** START Source material **
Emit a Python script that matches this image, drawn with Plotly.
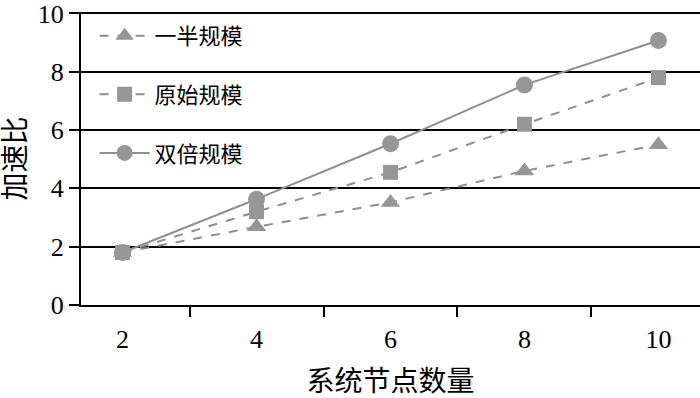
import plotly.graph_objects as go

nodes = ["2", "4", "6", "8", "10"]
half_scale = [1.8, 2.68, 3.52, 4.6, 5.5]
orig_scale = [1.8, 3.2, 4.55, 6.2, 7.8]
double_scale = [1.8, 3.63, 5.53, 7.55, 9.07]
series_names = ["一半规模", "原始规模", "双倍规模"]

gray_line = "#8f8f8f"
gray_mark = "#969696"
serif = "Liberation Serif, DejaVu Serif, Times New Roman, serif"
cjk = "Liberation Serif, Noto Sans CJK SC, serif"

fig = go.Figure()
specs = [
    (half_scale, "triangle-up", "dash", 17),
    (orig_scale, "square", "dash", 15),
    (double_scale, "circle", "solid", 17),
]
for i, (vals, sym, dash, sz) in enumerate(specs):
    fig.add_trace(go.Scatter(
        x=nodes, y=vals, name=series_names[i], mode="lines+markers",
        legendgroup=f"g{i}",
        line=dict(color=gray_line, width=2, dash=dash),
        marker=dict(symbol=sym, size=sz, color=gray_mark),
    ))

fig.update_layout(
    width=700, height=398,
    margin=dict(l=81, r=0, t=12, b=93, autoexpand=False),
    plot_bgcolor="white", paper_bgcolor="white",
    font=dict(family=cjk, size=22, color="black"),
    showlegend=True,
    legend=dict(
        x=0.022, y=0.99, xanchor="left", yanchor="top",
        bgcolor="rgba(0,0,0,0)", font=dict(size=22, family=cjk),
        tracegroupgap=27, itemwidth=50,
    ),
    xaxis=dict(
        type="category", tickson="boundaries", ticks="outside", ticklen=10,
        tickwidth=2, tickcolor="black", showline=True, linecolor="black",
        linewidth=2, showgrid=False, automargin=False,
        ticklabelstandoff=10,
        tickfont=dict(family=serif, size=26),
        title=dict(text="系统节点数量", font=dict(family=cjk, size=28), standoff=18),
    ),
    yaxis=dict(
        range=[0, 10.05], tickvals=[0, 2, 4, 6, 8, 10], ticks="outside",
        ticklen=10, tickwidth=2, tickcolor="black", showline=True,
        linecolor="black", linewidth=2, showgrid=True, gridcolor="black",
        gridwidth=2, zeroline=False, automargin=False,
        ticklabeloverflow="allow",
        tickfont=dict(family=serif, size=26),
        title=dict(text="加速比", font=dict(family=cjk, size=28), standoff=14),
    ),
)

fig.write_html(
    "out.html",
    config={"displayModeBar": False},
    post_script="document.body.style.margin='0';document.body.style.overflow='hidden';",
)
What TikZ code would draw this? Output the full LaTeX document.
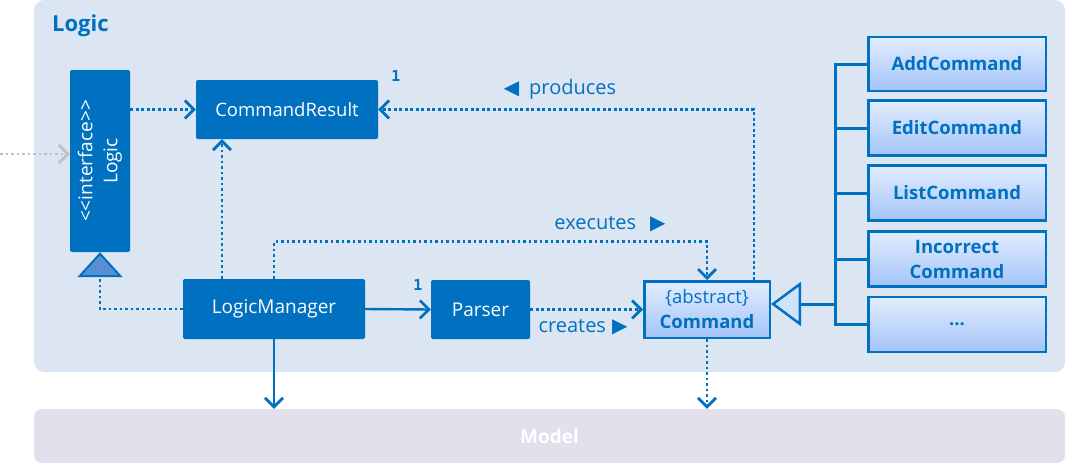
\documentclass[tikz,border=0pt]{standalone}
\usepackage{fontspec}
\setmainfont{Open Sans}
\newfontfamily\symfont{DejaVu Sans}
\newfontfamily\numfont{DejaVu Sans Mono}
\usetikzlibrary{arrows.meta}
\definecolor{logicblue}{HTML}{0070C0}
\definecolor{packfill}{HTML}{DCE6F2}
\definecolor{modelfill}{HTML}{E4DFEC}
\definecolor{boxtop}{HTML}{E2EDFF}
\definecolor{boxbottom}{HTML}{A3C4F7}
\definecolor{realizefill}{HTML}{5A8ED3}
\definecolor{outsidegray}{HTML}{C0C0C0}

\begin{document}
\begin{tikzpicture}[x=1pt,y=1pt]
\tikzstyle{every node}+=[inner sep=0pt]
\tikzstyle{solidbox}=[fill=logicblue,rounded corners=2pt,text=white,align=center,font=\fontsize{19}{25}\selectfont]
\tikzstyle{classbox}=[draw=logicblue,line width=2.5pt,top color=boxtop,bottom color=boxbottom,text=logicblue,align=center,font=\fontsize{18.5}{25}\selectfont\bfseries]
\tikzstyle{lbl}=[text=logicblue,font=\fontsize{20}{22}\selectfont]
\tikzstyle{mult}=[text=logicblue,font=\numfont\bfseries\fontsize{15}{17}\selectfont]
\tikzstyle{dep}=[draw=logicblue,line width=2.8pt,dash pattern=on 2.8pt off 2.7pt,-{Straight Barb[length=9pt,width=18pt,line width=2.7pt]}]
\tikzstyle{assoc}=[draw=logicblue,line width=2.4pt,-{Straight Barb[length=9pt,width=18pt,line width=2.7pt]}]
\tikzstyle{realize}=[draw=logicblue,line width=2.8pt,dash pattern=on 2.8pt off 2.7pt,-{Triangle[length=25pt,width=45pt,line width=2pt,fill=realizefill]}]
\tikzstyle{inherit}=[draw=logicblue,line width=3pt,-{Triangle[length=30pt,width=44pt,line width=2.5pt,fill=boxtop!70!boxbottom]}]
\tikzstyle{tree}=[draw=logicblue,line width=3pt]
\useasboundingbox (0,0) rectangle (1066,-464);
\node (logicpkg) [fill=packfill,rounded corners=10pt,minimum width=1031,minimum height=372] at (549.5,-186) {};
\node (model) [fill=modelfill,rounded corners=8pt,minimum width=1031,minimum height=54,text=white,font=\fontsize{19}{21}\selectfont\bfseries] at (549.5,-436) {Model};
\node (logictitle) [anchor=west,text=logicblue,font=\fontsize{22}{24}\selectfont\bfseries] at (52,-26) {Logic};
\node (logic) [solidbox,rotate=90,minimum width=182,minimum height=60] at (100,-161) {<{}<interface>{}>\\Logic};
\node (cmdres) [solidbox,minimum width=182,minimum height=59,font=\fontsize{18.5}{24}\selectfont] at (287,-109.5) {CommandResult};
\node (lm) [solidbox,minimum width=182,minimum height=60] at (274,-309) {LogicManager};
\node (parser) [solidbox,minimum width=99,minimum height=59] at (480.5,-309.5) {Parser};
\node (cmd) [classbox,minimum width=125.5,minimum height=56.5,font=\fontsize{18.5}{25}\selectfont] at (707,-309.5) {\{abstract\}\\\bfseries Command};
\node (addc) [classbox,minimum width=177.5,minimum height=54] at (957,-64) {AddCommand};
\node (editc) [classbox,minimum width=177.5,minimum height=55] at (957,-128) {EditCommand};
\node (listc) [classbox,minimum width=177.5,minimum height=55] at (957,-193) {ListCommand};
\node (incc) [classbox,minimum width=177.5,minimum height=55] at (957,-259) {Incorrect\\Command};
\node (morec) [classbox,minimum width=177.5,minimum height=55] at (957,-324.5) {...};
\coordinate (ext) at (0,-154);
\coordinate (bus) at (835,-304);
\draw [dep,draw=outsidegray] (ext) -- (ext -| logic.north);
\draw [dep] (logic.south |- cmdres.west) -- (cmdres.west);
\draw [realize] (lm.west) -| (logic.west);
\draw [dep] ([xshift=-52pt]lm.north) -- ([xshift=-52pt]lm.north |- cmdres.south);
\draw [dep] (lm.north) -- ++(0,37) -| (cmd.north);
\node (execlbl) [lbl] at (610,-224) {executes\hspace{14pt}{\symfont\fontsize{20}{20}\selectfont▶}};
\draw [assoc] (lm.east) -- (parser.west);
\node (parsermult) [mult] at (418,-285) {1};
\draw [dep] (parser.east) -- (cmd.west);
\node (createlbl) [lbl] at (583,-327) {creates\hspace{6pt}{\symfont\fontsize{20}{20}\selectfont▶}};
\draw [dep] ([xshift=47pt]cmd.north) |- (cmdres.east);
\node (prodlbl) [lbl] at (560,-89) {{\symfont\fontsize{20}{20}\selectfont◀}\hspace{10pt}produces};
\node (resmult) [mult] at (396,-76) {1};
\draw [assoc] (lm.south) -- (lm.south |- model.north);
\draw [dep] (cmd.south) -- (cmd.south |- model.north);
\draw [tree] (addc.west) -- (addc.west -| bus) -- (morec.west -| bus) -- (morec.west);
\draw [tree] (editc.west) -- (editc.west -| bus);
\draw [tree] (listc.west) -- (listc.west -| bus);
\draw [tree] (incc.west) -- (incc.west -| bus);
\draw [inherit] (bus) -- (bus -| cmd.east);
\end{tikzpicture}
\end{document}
** END Source material **
• Goal: Pictures are excluded; extract exactly the lines from the start of the data through the line that holds "Serif, Noto Sans", both ends included.

• Answer to the task:
Emit a Python script that matches this image, drawn with Plotly.
import plotly.graph_objects as go

nodes = ["2", "4", "6", "8", "10"]
half_scale = [1.8, 2.68, 3.52, 4.6, 5.5]
orig_scale = [1.8, 3.2, 4.55, 6.2, 7.8]
double_scale = [1.8, 3.63, 5.53, 7.55, 9.07]
series_names = ["一半规模", "原始规模", "双倍规模"]

gray_line = "#8f8f8f"
gray_mark = "#969696"
serif = "Liberation Serif, DejaVu Serif, Times New Roman, serif"
cjk = "Liberation Serif, Noto Sans CJK SC, serif"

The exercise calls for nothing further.